◆ What needs to be done: Could the lines from the start of the data through the line with "return (xp - L) / PW, (H - B - yp) / PH" be set down exactly, with no pictures among them?
[Start of Dataset excerpt]
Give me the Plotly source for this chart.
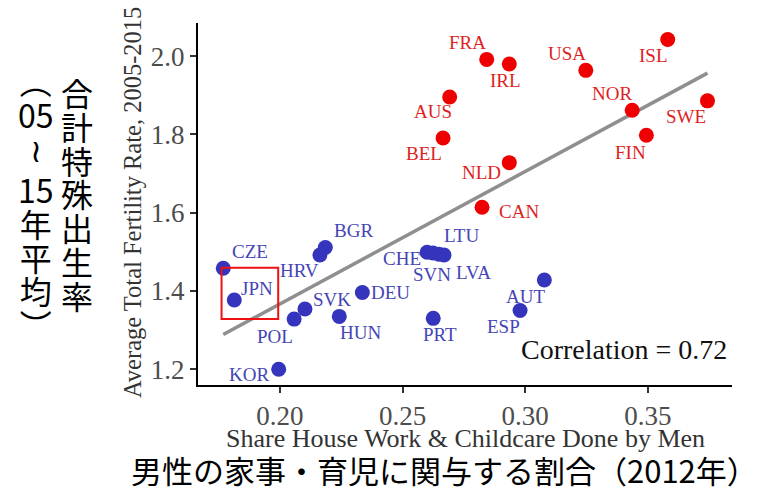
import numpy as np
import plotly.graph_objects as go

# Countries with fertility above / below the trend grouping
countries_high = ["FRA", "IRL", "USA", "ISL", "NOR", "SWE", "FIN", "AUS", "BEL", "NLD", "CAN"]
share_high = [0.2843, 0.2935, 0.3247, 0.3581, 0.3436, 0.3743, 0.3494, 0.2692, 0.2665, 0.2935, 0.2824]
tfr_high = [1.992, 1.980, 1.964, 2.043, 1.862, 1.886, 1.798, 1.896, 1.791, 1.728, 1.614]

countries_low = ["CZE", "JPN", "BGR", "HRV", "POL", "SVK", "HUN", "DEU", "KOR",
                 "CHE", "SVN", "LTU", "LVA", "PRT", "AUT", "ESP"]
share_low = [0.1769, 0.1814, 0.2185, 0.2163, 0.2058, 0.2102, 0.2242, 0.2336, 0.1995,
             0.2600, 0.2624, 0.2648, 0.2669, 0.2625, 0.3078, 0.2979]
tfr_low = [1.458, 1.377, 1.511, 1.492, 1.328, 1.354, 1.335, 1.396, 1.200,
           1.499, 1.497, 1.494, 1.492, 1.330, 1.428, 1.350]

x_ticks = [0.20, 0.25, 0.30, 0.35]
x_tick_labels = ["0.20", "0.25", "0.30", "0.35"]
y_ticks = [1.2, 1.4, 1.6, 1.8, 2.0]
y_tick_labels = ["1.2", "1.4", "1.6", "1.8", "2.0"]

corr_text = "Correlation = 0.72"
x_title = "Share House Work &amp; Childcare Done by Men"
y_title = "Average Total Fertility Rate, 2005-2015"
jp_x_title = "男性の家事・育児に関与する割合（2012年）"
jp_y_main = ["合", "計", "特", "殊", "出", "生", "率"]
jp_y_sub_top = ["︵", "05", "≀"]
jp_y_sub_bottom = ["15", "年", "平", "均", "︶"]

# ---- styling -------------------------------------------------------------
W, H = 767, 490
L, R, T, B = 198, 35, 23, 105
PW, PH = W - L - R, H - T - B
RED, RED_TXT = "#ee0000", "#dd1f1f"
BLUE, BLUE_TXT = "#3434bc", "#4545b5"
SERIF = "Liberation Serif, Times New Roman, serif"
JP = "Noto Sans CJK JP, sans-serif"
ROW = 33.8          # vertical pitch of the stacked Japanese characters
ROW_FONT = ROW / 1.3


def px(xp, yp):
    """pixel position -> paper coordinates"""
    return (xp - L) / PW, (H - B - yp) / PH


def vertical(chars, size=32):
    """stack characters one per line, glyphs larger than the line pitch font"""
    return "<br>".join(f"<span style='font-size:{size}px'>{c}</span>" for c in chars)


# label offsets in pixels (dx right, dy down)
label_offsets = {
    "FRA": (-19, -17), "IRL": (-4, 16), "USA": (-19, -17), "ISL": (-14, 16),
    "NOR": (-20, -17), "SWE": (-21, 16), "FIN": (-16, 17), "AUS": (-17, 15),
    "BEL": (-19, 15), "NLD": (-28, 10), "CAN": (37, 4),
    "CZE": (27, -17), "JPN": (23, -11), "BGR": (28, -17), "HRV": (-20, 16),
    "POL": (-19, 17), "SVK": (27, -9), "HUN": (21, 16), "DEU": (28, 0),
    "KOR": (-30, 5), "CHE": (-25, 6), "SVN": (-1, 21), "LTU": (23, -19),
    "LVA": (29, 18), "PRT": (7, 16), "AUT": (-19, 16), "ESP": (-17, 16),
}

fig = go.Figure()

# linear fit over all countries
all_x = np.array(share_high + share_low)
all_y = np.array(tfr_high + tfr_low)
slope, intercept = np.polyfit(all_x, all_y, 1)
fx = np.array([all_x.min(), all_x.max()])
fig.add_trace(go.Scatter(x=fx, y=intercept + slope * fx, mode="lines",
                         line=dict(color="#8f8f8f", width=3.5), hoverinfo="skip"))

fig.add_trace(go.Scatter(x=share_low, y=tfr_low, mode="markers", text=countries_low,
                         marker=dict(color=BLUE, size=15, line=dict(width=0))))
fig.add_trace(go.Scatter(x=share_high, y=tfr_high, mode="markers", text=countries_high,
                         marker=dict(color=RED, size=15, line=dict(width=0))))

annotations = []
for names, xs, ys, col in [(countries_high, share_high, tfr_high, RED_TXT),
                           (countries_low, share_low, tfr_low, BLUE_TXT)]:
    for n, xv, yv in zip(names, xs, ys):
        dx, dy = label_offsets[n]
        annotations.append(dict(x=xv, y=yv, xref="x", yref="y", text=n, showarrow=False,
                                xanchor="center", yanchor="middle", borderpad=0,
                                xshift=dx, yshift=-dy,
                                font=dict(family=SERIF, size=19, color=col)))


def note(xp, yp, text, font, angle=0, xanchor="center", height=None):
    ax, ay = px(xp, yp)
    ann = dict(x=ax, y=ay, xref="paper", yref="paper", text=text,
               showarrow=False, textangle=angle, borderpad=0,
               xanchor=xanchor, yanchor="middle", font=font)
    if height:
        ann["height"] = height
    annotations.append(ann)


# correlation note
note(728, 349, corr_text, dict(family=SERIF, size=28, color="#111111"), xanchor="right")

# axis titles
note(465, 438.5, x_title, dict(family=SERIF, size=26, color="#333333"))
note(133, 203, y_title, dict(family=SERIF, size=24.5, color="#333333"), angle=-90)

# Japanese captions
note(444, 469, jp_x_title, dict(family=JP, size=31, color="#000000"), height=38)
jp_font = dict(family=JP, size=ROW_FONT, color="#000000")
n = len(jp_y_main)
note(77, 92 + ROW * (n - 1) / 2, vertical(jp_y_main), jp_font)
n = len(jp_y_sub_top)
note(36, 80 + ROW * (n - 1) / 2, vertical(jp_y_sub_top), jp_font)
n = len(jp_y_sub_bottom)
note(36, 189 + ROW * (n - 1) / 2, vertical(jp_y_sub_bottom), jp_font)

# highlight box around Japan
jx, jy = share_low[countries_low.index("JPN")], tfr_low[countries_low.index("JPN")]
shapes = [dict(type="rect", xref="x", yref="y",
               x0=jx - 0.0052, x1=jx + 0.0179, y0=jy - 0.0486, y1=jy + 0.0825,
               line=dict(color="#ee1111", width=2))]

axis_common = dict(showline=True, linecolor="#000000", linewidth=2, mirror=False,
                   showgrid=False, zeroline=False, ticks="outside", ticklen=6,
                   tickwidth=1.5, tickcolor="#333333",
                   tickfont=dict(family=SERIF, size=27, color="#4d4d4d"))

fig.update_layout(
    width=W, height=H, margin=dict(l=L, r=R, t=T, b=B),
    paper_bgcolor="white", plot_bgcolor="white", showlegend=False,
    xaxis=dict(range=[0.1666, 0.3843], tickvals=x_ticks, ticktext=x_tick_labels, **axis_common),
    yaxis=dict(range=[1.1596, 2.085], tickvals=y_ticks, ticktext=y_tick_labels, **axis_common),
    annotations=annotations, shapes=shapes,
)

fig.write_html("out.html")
[End of Dataset excerpt]
◆ Solution to the exercise:
Give me the Plotly source for this chart.
import numpy as np
import plotly.graph_objects as go

# Countries with fertility above / below the trend grouping
countries_high = ["FRA", "IRL", "USA", "ISL", "NOR", "SWE", "FIN", "AUS", "BEL", "NLD", "CAN"]
share_high = [0.2843, 0.2935, 0.3247, 0.3581, 0.3436, 0.3743, 0.3494, 0.2692, 0.2665, 0.2935, 0.2824]
tfr_high = [1.992, 1.980, 1.964, 2.043, 1.862, 1.886, 1.798, 1.896, 1.791, 1.728, 1.614]

countries_low = ["CZE", "JPN", "BGR", "HRV", "POL", "SVK", "HUN", "DEU", "KOR",
                 "CHE", "SVN", "LTU", "LVA", "PRT", "AUT", "ESP"]
share_low = [0.1769, 0.1814, 0.2185, 0.2163, 0.2058, 0.2102, 0.2242, 0.2336, 0.1995,
             0.2600, 0.2624, 0.2648, 0.2669, 0.2625, 0.3078, 0.2979]
tfr_low = [1.458, 1.377, 1.511, 1.492, 1.328, 1.354, 1.335, 1.396, 1.200,
           1.499, 1.497, 1.494, 1.492, 1.330, 1.428, 1.350]

x_ticks = [0.20, 0.25, 0.30, 0.35]
x_tick_labels = ["0.20", "0.25", "0.30", "0.35"]
y_ticks = [1.2, 1.4, 1.6, 1.8, 2.0]
y_tick_labels = ["1.2", "1.4", "1.6", "1.8", "2.0"]

corr_text = "Correlation = 0.72"
x_title = "Share House Work &amp; Childcare Done by Men"
y_title = "Average Total Fertility Rate, 2005-2015"
jp_x_title = "男性の家事・育児に関与する割合（2012年）"
jp_y_main = ["合", "計", "特", "殊", "出", "生", "率"]
jp_y_sub_top = ["︵", "05", "≀"]
jp_y_sub_bottom = ["15", "年", "平", "均", "︶"]

# ---- styling -------------------------------------------------------------
W, H = 767, 490
L, R, T, B = 198, 35, 23, 105
PW, PH = W - L - R, H - T - B
RED, RED_TXT = "#ee0000", "#dd1f1f"
BLUE, BLUE_TXT = "#3434bc", "#4545b5"
SERIF = "Liberation Serif, Times New Roman, serif"
JP = "Noto Sans CJK JP, sans-serif"
ROW = 33.8          # vertical pitch of the stacked Japanese characters
ROW_FONT = ROW / 1.3


def px(xp, yp):
    """pixel position -> paper coordinates"""
    return (xp - L) / PW, (H - B - yp) / PH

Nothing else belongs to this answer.